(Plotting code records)
☆ ☆ ☆ ☆ ☆
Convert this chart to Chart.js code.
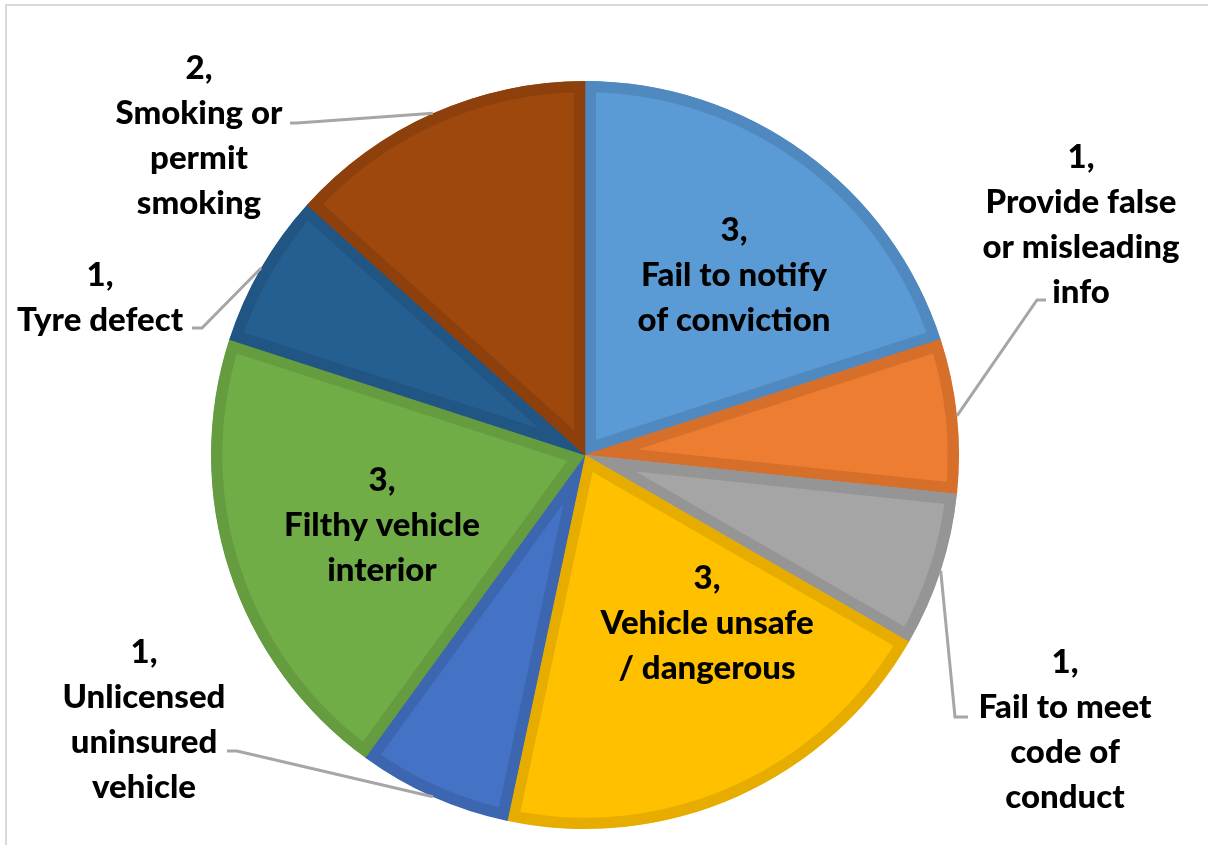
<!DOCTYPE html>
<html>
<head>
<meta charset="utf-8">
<script src="https://cdn.jsdelivr.net/npm/chart.js@4"></script>
<style>
    html, body { margin: 0; padding: 0; background: #fff; }
    #wrap {
        position: relative;
        width: 1208px;
        height: 845px;
        overflow: hidden;
    }
    /* thin grey frame, only top and left edges show in the picture */
    #frame {
        position: absolute;
        left: 5px;
        top: 4px;
        width: 1300px;
        height: 900px;
        border-top: 2px solid #d9d9d9;
        border-left: 2px solid #d9d9d9;
        pointer-events: none;
    }
    #offenceChart { position: absolute; left: 0; top: 0; }
</style>
</head>
<body>
<div id="wrap">
    <canvas id="offenceChart" width="1208" height="845"></canvas>
    <div id="frame"></div>
</div>

<script>
// categories (clockwise from 12 o'clock) and number of offences
const categories = [
    'Fail to notify of conviction',
    'Provide false or misleading info',
    'Fail to meet code of conduct',
    'Vehicle unsafe / dangerous',
    'Unlicensed uninsured vehicle',
    'Filthy vehicle interior',
    'Tyre defect',
    'Smoking or permit smoking'
];
const counts = [3, 1, 1, 3, 1, 3, 1, 2];

// slice colours (Office palette) and their darker outlines
const fillColors = ['#5B9BD5', '#ED7D31', '#A5A5A5', '#FFC000', '#4472C4', '#70AD47', '#255E91', '#9E480E'];
const edgeColors = ['#5089BF', '#D66F2A', '#959595', '#E6AD00', '#3D66B1', '#659C3F', '#215583', '#8D400C'];

// how each category name wraps in its label
const labelLines = [
    ['Fail to notify', 'of conviction'],
    ['Provide false', 'or misleading', 'info'],
    ['Fail to meet', 'code of', 'conduct'],
    ['Vehicle unsafe', '/ dangerous'],
    ['Unlicensed', 'uninsured', 'vehicle'],
    ['Filthy vehicle', 'interior'],
    ['Tyre defect'],
    ['Smoking or', 'permit', 'smoking']
];

// label block position: centre x, first line y (offset from pie centre)
const labelOffsets = [
    [149, -225], [496, -298], [480, 207], [122, 123],
    [-441, 197], [-203, 25], [-485, -180], [-386, -387]
];
// leader line: text-side end and elbow (offset from pie centre), null = label inside slice
const leaderStarts = [
    null, [[461, -155], [452, -155]], [[383, 262], [370, 262]], null,
    [[-358, 296], [-348, 296]], null, [[-393, -127], [-383, -127]], [[-295, -332], [-288, -332]]
];

const LINE_H = 45;

const labelPlugin = {
    id: 'pieLabels',
    afterDatasetsDraw(chart) {
        const ctx = chart.ctx;
        const meta = chart.getDatasetMeta(0);
        const values = chart.data.datasets[0].data;

        ctx.save();
        meta.data.forEach((arc, i) => {
            const p = arc.getProps(['x', 'y', 'startAngle', 'endAngle', 'outerRadius'], true);
            const mid = (p.startAngle + p.endAngle) / 2;

            // leader line to the outer edge of the slice
            const lead = leaderStarts[i];
            if (lead) {
                const ex = p.x + Math.cos(mid) * p.outerRadius;
                const ey = p.y + Math.sin(mid) * p.outerRadius;
                ctx.beginPath();
                ctx.moveTo(p.x + lead[0][0], p.y + lead[0][1]);
                ctx.lineTo(p.x + lead[1][0], p.y + lead[1][1]);
                ctx.lineTo(ex, ey);
                ctx.strokeStyle = '#A6A6A6';
                ctx.lineWidth = 3;
                ctx.lineJoin = 'miter';
                ctx.stroke();
            }

            // value + category text
            const off = labelOffsets[i];
            const lines = [values[i] + ','].concat(labelLines[i]);
            ctx.fillStyle = '#000';
            ctx.font = '900 33px Lato, "Open Sans", sans-serif';
            ctx.textAlign = 'center';
            ctx.textBaseline = 'middle';
            lines.forEach((txt, k) => {
                ctx.fillText(txt, p.x + off[0], p.y + off[1] + k * LINE_H);
            });
        });
        ctx.restore();
    }
};

const ctx = document.getElementById('offenceChart').getContext('2d');
const offenceChart = new Chart(ctx, {
    type: 'pie',
    data: {
        labels: categories,
        datasets: [{
            data: counts,
            backgroundColor: fillColors,
            borderColor: edgeColors,
            borderWidth: 11,
            borderAlign: 'inner',
            borderJoinStyle: 'miter',
            hoverOffset: 0,
            offset: 0
        }]
    },
    options: {
        responsive: false,
        animation: false,
        radius: 374,
        layout: {
            padding: { left: 0, right: 38, top: 65, bottom: 0 }
        },
        plugins: {
            legend: { display: false },
            tooltip: { enabled: false }
        },
        events: []
    },
    plugins: [labelPlugin]
});
</script>
</body>
</html>
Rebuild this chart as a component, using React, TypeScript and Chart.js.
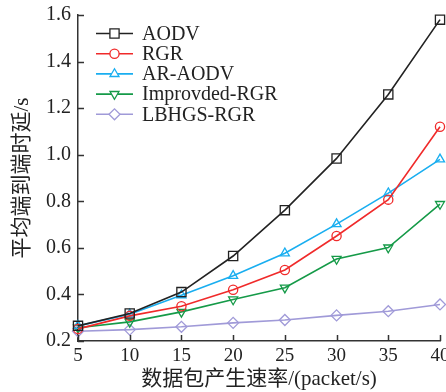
import React, { useEffect, useRef } from "react";
import { Chart, registerables } from "chart.js";
import { drawPoint } from "chart.js/helpers";

Chart.register(...registerables);

const rates = [5, 10, 15, 20, 25, 30, 35, 40];
const aodv = [0.265, 0.318, 0.41, 0.565, 0.762, 0.984, 1.259, 1.58];
const rgr = [0.252, 0.308, 0.349, 0.42, 0.505, 0.651, 0.807, 1.12];
const arAodv = [0.265, 0.315, 0.397, 0.48, 0.577, 0.702, 0.835, 0.98];
const improvedRgr = [0.257, 0.282, 0.325, 0.378, 0.429, 0.552, 0.601, 0.788];
const lbhgsRgr = [0.242, 0.249, 0.261, 0.278, 0.29, 0.31, 0.328, 0.357];

const seriesNames = ["AODV", "RGR", "AR-AODV", "Improvded-RGR", "LBHGS-RGR"];
const xTicks = [5, 10, 15, 20, 25, 30, 35, 40];
const yTicks = [0.2, 0.4, 0.6, 0.8, 1.0, 1.2, 1.4, 1.6];
const yTitle = "平均端到端时延/s";
const xTitle = "数据包产生速率/(packet/s)";

const FONT = "'Liberation Serif', 'Noto Sans CJK SC', serif";
const AXIS = "#333333";

const styles = [
  { color: "#222222", point: "rect", radius: 6.5, rotation: 0 },
  { color: "#f02a2a", point: "circle", radius: 4.6, rotation: 0 },
  { color: "#19aef0", point: "triangle", radius: 5.2, rotation: 0 },
  { color: "#159a48", point: "triangle", radius: 5.2, rotation: 180 },
  { color: "#a09ad8", point: "rectRot", radius: 5.5, rotation: 0 },
];

const tickPlugin = {
  id: "inwardTicks",
  afterDatasetsDraw(chart: any) {
    const { ctx, chartArea, scales } = chart;
    ctx.save();
    ctx.strokeStyle = AXIS;
    ctx.lineWidth = 1.5;
    ctx.beginPath();
    xTicks.forEach((v) => {
      const px = Math.round(scales.x.getPixelForValue(v)) + 0.5;
      ctx.moveTo(px, chartArea.bottom);
      ctx.lineTo(px, chartArea.bottom - 6);
    });
    yTicks.forEach((v) => {
      const py = Math.round(scales.y.getPixelForValue(v)) + 0.5;
      ctx.moveTo(chartArea.left, py);
      ctx.lineTo(chartArea.left + 6, py);
    });
    ctx.stroke();
    ctx.restore();
  },
};

const legendPlugin = {
  id: "lineLegend",
  afterDraw(chart: any) {
    const { ctx, chartArea } = chart;
    ctx.save();
    const x0 = chartArea.left + 18;
    const x1 = chartArea.left + 55;
    const tx = chartArea.left + 64;
    chart.data.datasets.forEach((ds: any, i: number) => {
      const y = chartArea.top + 18.5 + i * 20.2;
      ctx.strokeStyle = ds.borderColor;
      ctx.lineWidth = 1.6;
      ctx.beginPath();
      ctx.moveTo(x0, y);
      ctx.lineTo(x1, y);
      ctx.stroke();
      ctx.fillStyle = "#ffffff";
      ctx.strokeStyle = ds.borderColor;
      ctx.lineWidth = 1.3;
      drawPoint(ctx, {
        pointStyle: ds.pointStyle,
        radius: ds.pointRadius,
        rotation: ds.pointRotation,
        borderWidth: 1.3,
      }, (x0 + x1) / 2, y);
      ctx.fillStyle = "#222222";
      ctx.font = `20px ${FONT}`;
      ctx.textAlign = "left";
      ctx.textBaseline = "middle";
      ctx.fillText(ds.label, tx, y + 1);
    });
    ctx.restore();
  },
};

export default function App() {
  const ref = useRef<HTMLCanvasElement | null>(null);

  useEffect(() => {
    document.body.style.margin = "0";
    const all = [aodv, rgr, arAodv, improvedRgr, lbhgsRgr];
    const chart = new Chart(ref.current as HTMLCanvasElement, {
      type: "line",
      data: {
        datasets: all.map((vals, i) => ({
          label: seriesNames[i],
          data: rates.map((r, j) => ({ x: r, y: vals[j] })),
          borderColor: styles[i].color,
          backgroundColor: "rgba(255,255,255,0)",
          borderWidth: 1.6,
          pointStyle: styles[i].point as any,
          pointRadius: styles[i].radius,
          pointRotation: styles[i].rotation,
          pointBorderColor: styles[i].color,
          pointBackgroundColor: "rgba(255,255,255,0)",
          pointBorderWidth: 1.3,
          tension: 0,
          clip: false as any,
        })),
      },
      options: {
        animation: false,
        responsive: false,
        maintainAspectRatio: false,
        layout: { padding: { top: 15, right: 12, left: 0, bottom: 0 } },
        plugins: {
          legend: { display: false },
          tooltip: { enabled: false },
        },
        scales: {
          x: {
            type: "linear",
            min: 5,
            max: 40,
            afterBuildTicks: (s: any) => {
              s.ticks = xTicks.map((v) => ({ value: v }));
            },
            afterFit: (s: any) => {
              s.height = 51;
              s.paddingLeft = 0;
              s.paddingRight = 0;
            },
            grid: { display: false, drawTicks: false },
            border: { display: true, color: AXIS, width: 1.5 },
            ticks: {
              color: "#222222",
              font: { family: FONT, size: 19 },
              padding: 4,
              maxRotation: 0,
              callback: (v: any) => String(v),
            },
            title: {
              display: true,
              text: xTitle,
              color: "#222222",
              font: { family: FONT, size: 21 },
              padding: { top: 0, bottom: 0 },
            },
          },
          y: {
            type: "linear",
            min: 0.2,
            max: 1.6,
            afterBuildTicks: (s: any) => {
              s.ticks = yTicks.map((v) => ({ value: v }));
            },
            afterFit: (s: any) => {
              s.width = 78;
              s.paddingTop = 0;
              s.paddingBottom = 0;
            },
            grid: { display: false, drawTicks: false },
            border: { display: true, color: AXIS, width: 1.5 },
            ticks: {
              color: "#222222",
              font: { family: FONT, size: 20 },
              padding: 7,
              callback: (v: any) => Number(v).toFixed(1),
            },
            title: {
              display: true,
              text: yTitle,
              color: "#222222",
              font: { family: FONT, size: 21 },
              padding: { top: 10, bottom: 0 },
            },
          },
        },
      },
      plugins: [tickPlugin, legendPlugin],
    });
    return () => chart.destroy();
  }, []);

  return (
    <div style={{ position: "absolute", left: 0, top: 0, width: 446, height: 392, overflow: "hidden", background: "#fff" }}>
      <canvas ref={ref} width={452} height={392} style={{ width: 452, height: 392, display: "block" }} />
    </div>
  );
}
☆ ☆ ☆ ☆ ☆
▶ [What is needed] For the entries above, state how many lines contain the word "this". Provide the number by itself.

▶ [Solution] 2